Metro Station Musagenitsa

Hard to imagine that this is a bridge but it is.

I’ve walked where the tracks are many times. It didn’t look like that though. Had no tracks, no blue plastic cover, or even guard rails. There were some ways for you to fall down, although I don’t think it ever happened. Getting in and out was clearly forbidden but there were no guards, just a broken wall and a muddy ramp.

Still, it was the fastest walk to the other side.

The view is good.

Vartopo park, Vitosha, and Darvenitsa.

The drop

In 1998, I had the privilege of studying under the old accounting professor Kosta Pergelov (may he rest in peace). He would love to sneak philosophy into his lectures. One of his proverbs stuck in my mind. He would stand in front of the full hall with about 100 students and slowly yell if you can imagine slow yelling:

Colleagues! The drop drills the stone not with force but with persistence.

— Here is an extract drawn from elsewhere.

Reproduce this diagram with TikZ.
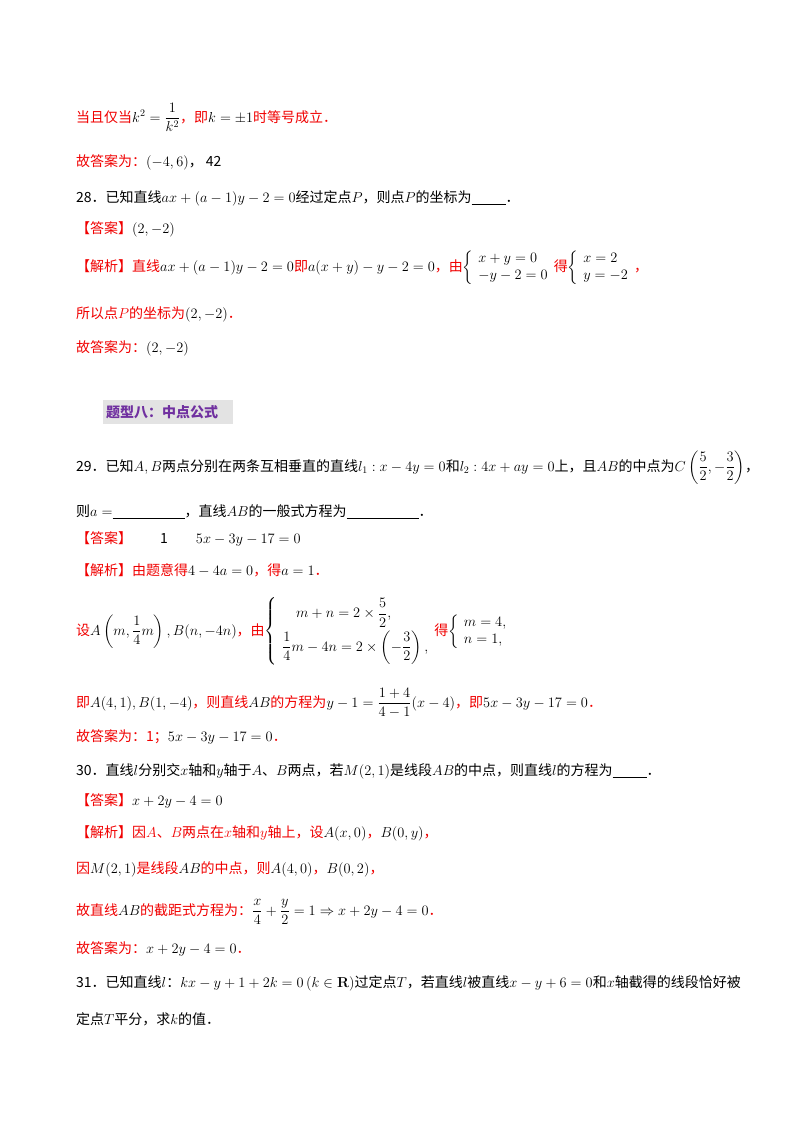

I adopted that in my personal belief system. Perhaps it helped that Professor Pergelov would repeat the proverb every other lecture with his signature slow yelling.

Give the drops enough time and they’ll carve a path to the stars.

My first computer

Daily writing prompt
Write about your first computer.

AMD K5/90, 8MB RAM, 1.08GB HDD, 1.44″ FDD, 14″ PW DISPLAY. $460, August 1997.

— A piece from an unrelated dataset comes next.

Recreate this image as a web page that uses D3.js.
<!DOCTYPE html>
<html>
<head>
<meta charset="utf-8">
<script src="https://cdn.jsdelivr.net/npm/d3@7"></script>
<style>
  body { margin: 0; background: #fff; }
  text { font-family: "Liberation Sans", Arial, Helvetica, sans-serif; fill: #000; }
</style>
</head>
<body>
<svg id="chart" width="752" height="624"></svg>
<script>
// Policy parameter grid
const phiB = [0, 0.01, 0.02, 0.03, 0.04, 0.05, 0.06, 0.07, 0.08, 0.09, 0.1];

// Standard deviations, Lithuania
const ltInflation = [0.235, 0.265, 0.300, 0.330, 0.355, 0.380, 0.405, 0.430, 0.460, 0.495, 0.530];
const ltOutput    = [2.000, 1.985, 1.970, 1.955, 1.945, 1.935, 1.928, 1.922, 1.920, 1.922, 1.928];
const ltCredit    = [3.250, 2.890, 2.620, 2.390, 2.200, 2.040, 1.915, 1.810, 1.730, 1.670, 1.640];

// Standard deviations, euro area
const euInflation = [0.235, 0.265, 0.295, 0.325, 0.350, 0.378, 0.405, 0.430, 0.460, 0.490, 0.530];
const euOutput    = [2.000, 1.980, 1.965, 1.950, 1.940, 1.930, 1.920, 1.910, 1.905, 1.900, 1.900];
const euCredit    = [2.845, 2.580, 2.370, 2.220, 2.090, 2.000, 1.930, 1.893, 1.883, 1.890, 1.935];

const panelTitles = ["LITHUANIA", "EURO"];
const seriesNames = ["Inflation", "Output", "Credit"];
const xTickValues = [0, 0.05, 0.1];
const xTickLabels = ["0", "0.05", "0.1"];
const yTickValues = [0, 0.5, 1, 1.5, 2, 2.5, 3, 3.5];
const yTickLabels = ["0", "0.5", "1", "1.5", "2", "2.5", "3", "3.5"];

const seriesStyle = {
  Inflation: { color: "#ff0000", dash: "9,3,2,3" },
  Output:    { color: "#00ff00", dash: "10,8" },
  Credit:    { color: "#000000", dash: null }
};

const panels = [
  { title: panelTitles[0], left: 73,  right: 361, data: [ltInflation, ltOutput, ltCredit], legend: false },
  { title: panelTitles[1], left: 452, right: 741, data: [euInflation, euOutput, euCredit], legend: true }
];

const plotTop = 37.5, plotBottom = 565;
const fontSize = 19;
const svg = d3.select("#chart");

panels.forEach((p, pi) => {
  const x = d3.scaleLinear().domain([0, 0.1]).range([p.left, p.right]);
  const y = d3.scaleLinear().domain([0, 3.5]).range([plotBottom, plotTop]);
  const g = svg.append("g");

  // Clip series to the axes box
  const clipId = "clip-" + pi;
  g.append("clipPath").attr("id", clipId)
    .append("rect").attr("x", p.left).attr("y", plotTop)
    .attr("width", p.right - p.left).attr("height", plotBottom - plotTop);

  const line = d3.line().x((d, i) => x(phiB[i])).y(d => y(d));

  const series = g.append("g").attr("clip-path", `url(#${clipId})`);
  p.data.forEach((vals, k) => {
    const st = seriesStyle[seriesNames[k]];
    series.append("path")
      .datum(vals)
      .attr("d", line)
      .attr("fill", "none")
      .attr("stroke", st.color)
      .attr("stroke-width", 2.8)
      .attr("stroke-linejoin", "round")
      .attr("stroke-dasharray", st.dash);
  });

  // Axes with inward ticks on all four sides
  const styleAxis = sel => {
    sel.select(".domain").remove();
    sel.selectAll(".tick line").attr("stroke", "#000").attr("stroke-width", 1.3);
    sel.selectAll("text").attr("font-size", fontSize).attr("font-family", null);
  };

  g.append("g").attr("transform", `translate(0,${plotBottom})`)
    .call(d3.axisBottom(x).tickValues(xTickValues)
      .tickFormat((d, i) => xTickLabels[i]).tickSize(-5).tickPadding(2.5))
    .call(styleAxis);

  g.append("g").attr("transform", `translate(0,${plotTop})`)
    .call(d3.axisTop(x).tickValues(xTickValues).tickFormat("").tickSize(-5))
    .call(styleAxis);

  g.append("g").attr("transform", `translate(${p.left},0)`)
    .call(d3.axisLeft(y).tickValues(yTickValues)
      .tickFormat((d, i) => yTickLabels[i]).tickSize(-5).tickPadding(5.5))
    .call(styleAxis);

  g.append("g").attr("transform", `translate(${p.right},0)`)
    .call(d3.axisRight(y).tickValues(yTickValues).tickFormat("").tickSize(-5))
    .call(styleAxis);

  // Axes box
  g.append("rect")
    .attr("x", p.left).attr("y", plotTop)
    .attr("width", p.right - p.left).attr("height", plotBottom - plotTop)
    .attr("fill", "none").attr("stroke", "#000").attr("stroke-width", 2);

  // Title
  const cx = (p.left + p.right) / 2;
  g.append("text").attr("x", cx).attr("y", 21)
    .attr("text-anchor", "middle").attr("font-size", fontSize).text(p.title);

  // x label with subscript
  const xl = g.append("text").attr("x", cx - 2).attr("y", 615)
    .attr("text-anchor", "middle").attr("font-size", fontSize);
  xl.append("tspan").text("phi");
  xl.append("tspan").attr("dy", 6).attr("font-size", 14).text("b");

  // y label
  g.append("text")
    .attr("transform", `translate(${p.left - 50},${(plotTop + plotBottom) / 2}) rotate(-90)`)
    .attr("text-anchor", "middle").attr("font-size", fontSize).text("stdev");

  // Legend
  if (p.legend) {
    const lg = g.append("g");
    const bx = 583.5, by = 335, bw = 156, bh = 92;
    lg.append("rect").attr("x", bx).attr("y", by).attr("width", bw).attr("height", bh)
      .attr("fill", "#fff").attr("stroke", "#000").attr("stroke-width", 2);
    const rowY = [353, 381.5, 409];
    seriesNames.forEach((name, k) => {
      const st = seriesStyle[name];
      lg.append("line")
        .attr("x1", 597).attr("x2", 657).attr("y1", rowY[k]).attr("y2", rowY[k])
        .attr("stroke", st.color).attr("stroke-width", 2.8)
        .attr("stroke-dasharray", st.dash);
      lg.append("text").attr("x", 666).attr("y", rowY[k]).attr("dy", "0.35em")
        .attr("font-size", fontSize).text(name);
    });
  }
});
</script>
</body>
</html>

It smelled like ozone. I can close my eyes and smell it. The screen was black, the case was big and white. It had no games and no connection to the Internet. I had to install software with the floppy until I purchased a printer port cable to connect to my neighbor through LTP1. It cost a fortune – 2 years of savings and summer jobs plus anything my parents, brother, and grandmother could give.

That smell… it smelled like the future.

Videotapes for rent in a substation

The sign says “Videotapes for rent”.

Before 1989, private businesses were mostly not legal in my country. One of the first business types that kickstarted capitalism in Sofia was stores for lending video tapes. They were found in improvised spaces like car garages or electrical substations. It was fun to find a sign for one of these still not repainted. The sign looks fresh, almost like graffiti. Made me check if it actually works.

Blood Sword

When I was a child in the 80s and early 90s, computers were rare. Computer games were a scent from another world you could see and enjoy briefly, if a kid whose parents had an 8-bit computer, would invite you home and let you play when their parents were not watching. I used books to fill my curious brain with data. I liked them very much and I wanted to be a writer when I grew up.

It was 1991-2 when some clever folks started translating non-linear books with choices. There are two doors in front of you. The left one is small, with an iron frame, and the right one is large and barely hanging. Which one would you open? If you choose the iron door, go to 185, and the broken door is at 195. Reading these felt challenging and great. The best from that time was the series Blood Sword.

I couldn’t buy it at that time because they were expensive. A friend let me read his. And decades later, I saw someone sell the first 3 books on Facebook, in pretty bad shape. The seller was apologetic. “You know they’re kind of cut, and have handwriting inside and so on. Are you sure?”. Not a problem, it’s actually better that way. Which modern-day book gets to that shape from being read a hundred times? Can we find a Hobbit read more than 2-3 times? Or a Game of Thrones?

These are the first 3 books from the series, and book 4 is on its way to me. I’ll figure out the missing book 5 sooner or later.